Though he is most well defined by his appearances on Sesame Street, Bert has made quite a few appearances in television specials and movies as well. Some notable appearances include playing the part of "Mama" in A Muppet Family Christmas, flying an airplane with Ernie to find Big Bird in Follow That Bird, providing commentary for the kids in Elmo in Grouchland, trying to film Sesame Street to put it on television in Sesame Street: 20 and Still Counting, directing the show in Elmopalooza, singing "Some Enchanted Evening" with Connie Stevens on The Muppet Show, and trading his paperclips to Mr. Hooper for a soap dish for Rubber Duckie--only to have them returned to him later--in Christmas Eve on Sesame Street.

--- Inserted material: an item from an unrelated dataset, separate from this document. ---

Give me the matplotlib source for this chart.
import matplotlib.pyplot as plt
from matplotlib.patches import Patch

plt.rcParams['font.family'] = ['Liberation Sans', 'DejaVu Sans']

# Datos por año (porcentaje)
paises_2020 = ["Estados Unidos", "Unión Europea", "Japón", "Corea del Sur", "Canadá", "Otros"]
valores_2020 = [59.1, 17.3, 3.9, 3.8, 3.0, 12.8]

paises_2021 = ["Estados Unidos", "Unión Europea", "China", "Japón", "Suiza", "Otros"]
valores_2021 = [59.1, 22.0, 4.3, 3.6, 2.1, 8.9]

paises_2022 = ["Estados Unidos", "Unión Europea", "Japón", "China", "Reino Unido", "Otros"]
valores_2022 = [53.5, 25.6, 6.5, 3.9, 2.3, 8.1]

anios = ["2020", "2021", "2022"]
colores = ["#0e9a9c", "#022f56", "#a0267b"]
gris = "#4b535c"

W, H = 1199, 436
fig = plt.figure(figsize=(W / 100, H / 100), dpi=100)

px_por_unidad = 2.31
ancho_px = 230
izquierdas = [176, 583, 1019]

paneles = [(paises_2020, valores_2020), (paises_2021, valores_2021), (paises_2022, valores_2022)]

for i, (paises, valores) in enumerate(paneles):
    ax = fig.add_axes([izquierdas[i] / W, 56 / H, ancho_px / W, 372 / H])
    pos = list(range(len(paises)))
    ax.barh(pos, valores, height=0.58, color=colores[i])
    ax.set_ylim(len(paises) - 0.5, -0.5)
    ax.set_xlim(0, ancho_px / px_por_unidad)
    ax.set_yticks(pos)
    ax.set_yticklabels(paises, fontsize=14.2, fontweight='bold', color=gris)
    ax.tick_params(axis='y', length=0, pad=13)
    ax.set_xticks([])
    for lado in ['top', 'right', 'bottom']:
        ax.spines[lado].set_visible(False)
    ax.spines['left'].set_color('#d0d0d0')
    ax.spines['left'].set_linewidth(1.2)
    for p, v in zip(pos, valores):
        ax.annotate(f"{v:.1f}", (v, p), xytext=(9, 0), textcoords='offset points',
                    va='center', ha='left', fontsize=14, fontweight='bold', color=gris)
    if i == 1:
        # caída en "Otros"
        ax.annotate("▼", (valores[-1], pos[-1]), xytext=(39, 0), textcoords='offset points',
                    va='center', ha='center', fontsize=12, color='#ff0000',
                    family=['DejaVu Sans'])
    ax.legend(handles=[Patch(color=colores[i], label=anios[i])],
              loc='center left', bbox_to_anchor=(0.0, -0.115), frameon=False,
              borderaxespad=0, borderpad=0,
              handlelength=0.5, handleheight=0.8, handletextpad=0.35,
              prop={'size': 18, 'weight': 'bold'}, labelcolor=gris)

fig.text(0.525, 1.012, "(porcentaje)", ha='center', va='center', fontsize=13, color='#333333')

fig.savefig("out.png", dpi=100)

Bert is truly a definitive part of Sesame Street, providing a boring but still charming persona to the show. His relationship with Ernie has been around since the very beginning and luckily it continues 42 years later. In recent years, Bert and Ernie have been seen in the claymation shorts on the show in the series called "Bert and Ernie's Great Adventures." But Bert still shows up alongside Ernie or by himself to adore pigeons, get frustrated, and laugh it all off.
BERT AND FRANK OZ
For the first half of his existence, Bert was performed exclusively by Frank Oz alongside Jim Henson's Ernie. It is because of the talent, friendship, and timing of Frank Oz and Jim Henson that Bert and Ernie became such comedy powerhouses on Sesame Street. It was Frank Oz who discovered why Bert's boring could be interesting. Jim Henson once spoke on this subject saying, "In the beginning, Frank didn't like Bert. He felt Bert was too dull. But then after a while he realized that Bert's dullness was really a lot of fun, and he got into this dullness thing and turned it into this wonderful personality."
Though Jim Henson and others have claimed that Bert represents Frank Oz the best out of all the characters he performs, Frank doesn't exactly agree. He once said, "Bert is a very boring facet of myself... I don't think I would latch onto that one character as being me." No matter the case, Frank Oz turned Bert into a wonderfully detailed, funny, and important character.
Over the years Bert has performed many songs, a majority of them with Ernie. He has had a wide variety of solo numbers as well, most of them expressing his various passions or his love of being boring. Here are some of Bert's most popular songs that he has performed over the years...
- "Doin' the Pigeon"
- "Imagination" with Ernie
- "Bert's Blanket" with the Boogie-Woogie Sheep
- "Have You Ever Looked at a Paperclip?"
- "Pigeons, Cookies, and Trash" with Cookie Monster and Oscar the Grouch
- "I Gotta Be Clean"
- "But I Like You" with Ernie
- "I'm Square"
- "Upside Down World" with Ernie
- "La, La, La" with Ernie
- "The National Association of W Lovers"
- "Things That I Remember" with Ernie
- "My Rock"
Sesame Street needs Bert because Ernie needs Bert. Bert without Ernie is like peanut butter without jelly... pillows without blankets... pie without the feeling of hating yourself after eating too much of it. The same can be said for Sesame Street without Bert and Ernie. They provide a basis for friendship, humor, and caring about people who are different from you to children watching.
On his own, Bert himself teaches children that it's okay to like things that not everyone else likes. He teaches them that no matter how frustrating they may be, true friends are true friends for a reason. Above all, Bert shows that being who you are is the most important thing that a person can be. Bert will never change for someone else, and that's why we love him.